Filters are only meant to act on homogeneous groups of particles. For instance, a given filter could not select sets of particles with hetereogeneous attributes and combine them.

Here is an example filter that would accomplish the filtering task shown above:

def finest_particles(pfilter, data):
    filter = data["all","ParticleMassMsun"] <= 34000
    return filter

add_particle_filter("finest_particles",
     function = finest_particles,
     filtered_type = "all",
     requires=["ParticleMassMsun"])

ds = load("DD0040/DD0040")
sp = ds.h.sphere("max", (1.0, 'mpc'))
sp.quantities["TotalQuantity"]( [("finest_particles", "ParticleMassMsun")] )

However, more complex filters could be defined as well, relying on additional fields. Furthermore, a side-effect of future particle field definitions being generated for specific particle types (described in issue 598) would be that any particle filters defined would also have any particle derived fields added on a per-particle-type basis added automatically. The addition of field definitions will occur during the creation of derived fields.

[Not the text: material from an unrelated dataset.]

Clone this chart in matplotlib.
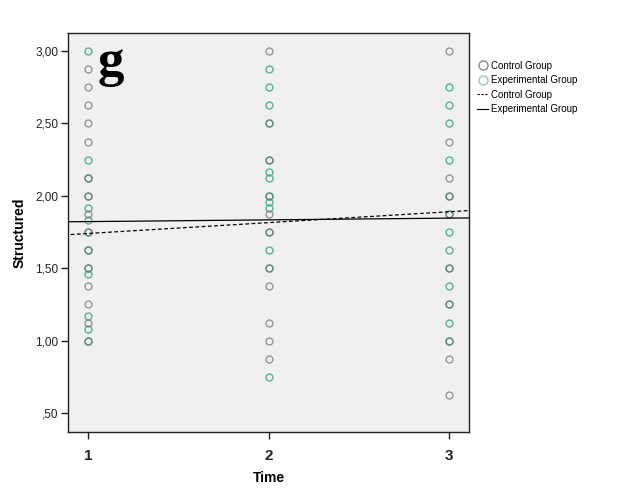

Note that we do explicitly specify field dependences in these particle types. This may cause issues, as derived fields will first need to be identified, then particle filters, then any derived fields for those new ad-hoc particle types will be added. This will require some refactoring of field detection methods, which will overall serve to improve the reliability of the code base and field detection mechanisms.

Derived fields based on filtered particles are not currently available; only derived fields that work on the filtered particle type will be available.

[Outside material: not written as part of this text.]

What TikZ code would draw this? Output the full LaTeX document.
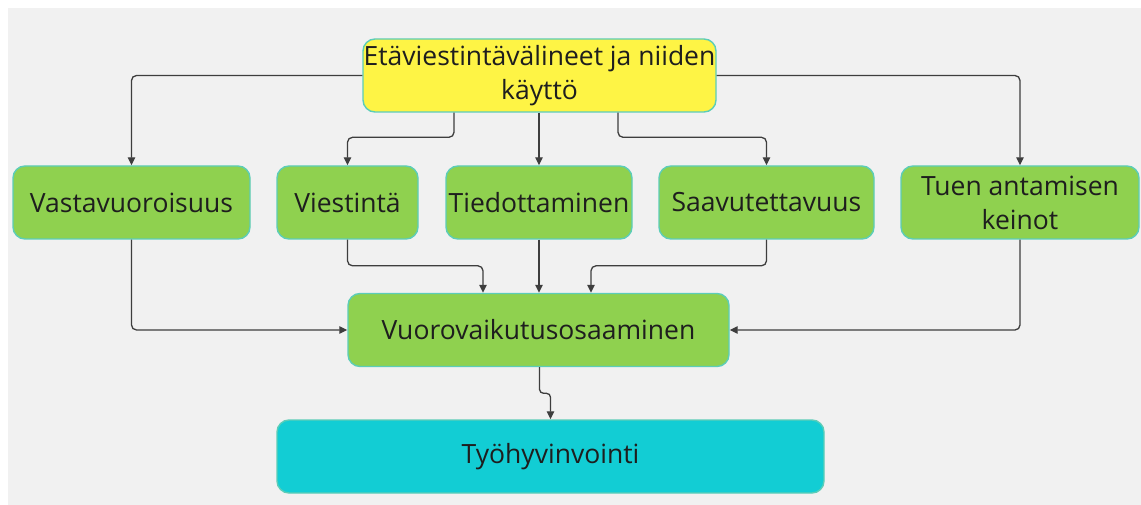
\documentclass[tikz,border=0pt]{standalone}
\usepackage{fontspec}
\setmainfont{Open Sans}
\usetikzlibrary{arrows.meta}

\definecolor{canvasgray}{HTML}{F1F1F1}
\definecolor{boxgreen}{HTML}{8FD14F}
\definecolor{boxyellow}{HTML}{FEF445}
\definecolor{boxcyan}{HTML}{12CDD4}
\definecolor{boxrim}{HTML}{5CCDB8}
\definecolor{inkdark}{HTML}{1E1E1E}
\definecolor{linkgray}{HTML}{3E3E3E}

\tikzset{
  box/.style={rectangle, rounded corners=12pt, draw=boxrim, line width=1.4pt,
    align=center, text=inkdark, minimum height=73pt, inner sep=0pt,
    font=\fontsize{26.5}{34}\selectfont},
  greenbox/.style={box, fill=boxgreen},
  conn/.style={draw=linkgray, line width=1.3pt, rounded corners=5pt,
    -{Triangle[length=8pt,width=7.5pt]}}
}

\begin{document}
\begin{tikzpicture}[x=1pt,y=-1pt]
  % page frame and canvas
  \useasboundingbox (0,0) rectangle (1141,505);
  \fill[white] (0,0) rectangle (1141,505);
  \fill[canvasgray] (8,8) rectangle (1141,505);

  % nodes
  \node[box, fill=boxyellow, minimum width=353pt] (top) at (539.5,75.5)
    {Etäviestintävälineet ja niiden\\käyttö};
  \node[greenbox, minimum width=237pt] (vasta) at (131.5,202.5) {Vastavuoroisuus};
  \node[greenbox, minimum width=141pt] (viest) at (347.5,202.5) {Viestintä};
  \node[greenbox, minimum width=186pt] (tied) at (539,202.5) {Tiedottaminen};
  \node[greenbox, minimum width=215pt] (saav) at (766.5,202.5) {Saavutettavuus};
  \node[greenbox, minimum width=238pt] (tuen) at (1020,202.5) {Tuen antamisen\\keinot};
  \node[greenbox, minimum width=381pt] (vuoro) at (538.5,330) {Vuorovaikutusosaaminen};
  \node[box, fill=boxcyan, minimum width=547pt] (tyo) at (550.5,456.5) {Työhyvinvointi};

  % connectors from the top box
  \draw[conn] (top.west) -| (vasta.north);
  \draw[conn] ([xshift=-85.5pt]top.south) |- ([yshift=28pt]viest.north) -- (viest.north);
  \draw[conn] (top.south -| tied.north) -- (tied.north);
  \draw[conn] ([xshift=78.5pt]top.south) |- ([yshift=28pt]saav.north) -- (saav.north);
  \draw[conn] (top.east) -| (tuen.north);

  % connectors into the combining box
  \draw[conn] (vasta.south) |- (vuoro.west);
  \draw[conn] (viest.south) |- ([xshift=-55.5pt,yshift=27pt]vuoro.north) -- ([xshift=-55.5pt]vuoro.north);
  \draw[conn] (tied.south) -- (tied.south |- vuoro.north);
  \draw[conn] (saav.south) |- ([xshift=52.5pt,yshift=27pt]vuoro.north) -- ([xshift=52.5pt]vuoro.north);
  \draw[conn] (tuen.south) |- (vuoro.east);

  % final link
  \draw[conn, rounded corners=4pt] ([xshift=1pt]vuoro.south) |- ([yshift=26pt]tyo.north) -- (tyo.north);
\end{tikzpicture}
\end{document}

Adding this filtering mechanism will also considerably simplify the Enzo frontend, as currently the Enzo frontend defines several different methods for identify star particles. (Other frontends, where attributes of particles separate them into different classes, will also benefit.) As an example, for Enzo 2.X-class simulations, the definition of a star is through either a creation_time attribute or a particle_type attribute. This will enable definition of filters, and only the one that is applicable to the specific dataset will be added and applied.

def star_creation_time(pfilter, data):
    filter = data["all", "creation_time"] > 0
    return filter
add_particle_filter("star",
     function = star_creation_time,
     filtered_type = "all",
     requires = ["creation_time"])

def star_particle_type(pfilter, data):
    filter = data["all", "particle_type"] == 2
    return filter
add_particle_filter("star",
     function = star_particle_type,
     filtered_type = "all",
     requires = ["particle_type"])

The correct filter will be identified and added to a dataset. Filters are distinct from types in the sense that types have a fast-path that can be passed down to IO functions; for instance, this may be because particles are stored in a separate location or IO routines are able to quickly identify those particles that are able to be loaded. Filters are better thought of as a set of generic validation and selection routines, where those filters are difficult or impossible to pass into the IO routines in a general way.

Since this is a multi-map to filter names, we will not be able to store filters in a dict-like object, or we will at the very least have to return a list of possible filters when accessing via dict. This will likely not serve as a large barrier, as the set of filters will not be user-exposed.

In addition to this, we will define a similar system for filters as is done for fields, in that a hierarchy of filtering databases will be available. The base or universal filters will be available across codes (suitable, for instance, in direct cross-code comparison) and then frontend-specific filters can be created. This will enable degeneracies of field names and so on to be eliminated. The first implementation will require manual calling of add_particle_filter on StaticOutput subclasses before instantiation of a hierarchy.

However, unlike derived fields, because these filters define actual new particle types, they will not by-default be applied universally, but instead universal filters will need to be activated by the user. Frontends can decide on a frontend-by-frontend basis whether or not new frontend-specific filters will be added by default.

Backwards Compatibility

This should not break any backwards compatibility by itself. However, should functions in yt begin to rely on these filters, those functions will no longer be backwards compatible.

Alternatives

I have not presently identified any alternatives, other than construction of a domain-specific language for describing filters that would then be embedded in the particle type. I believe that will raise complexity considerably.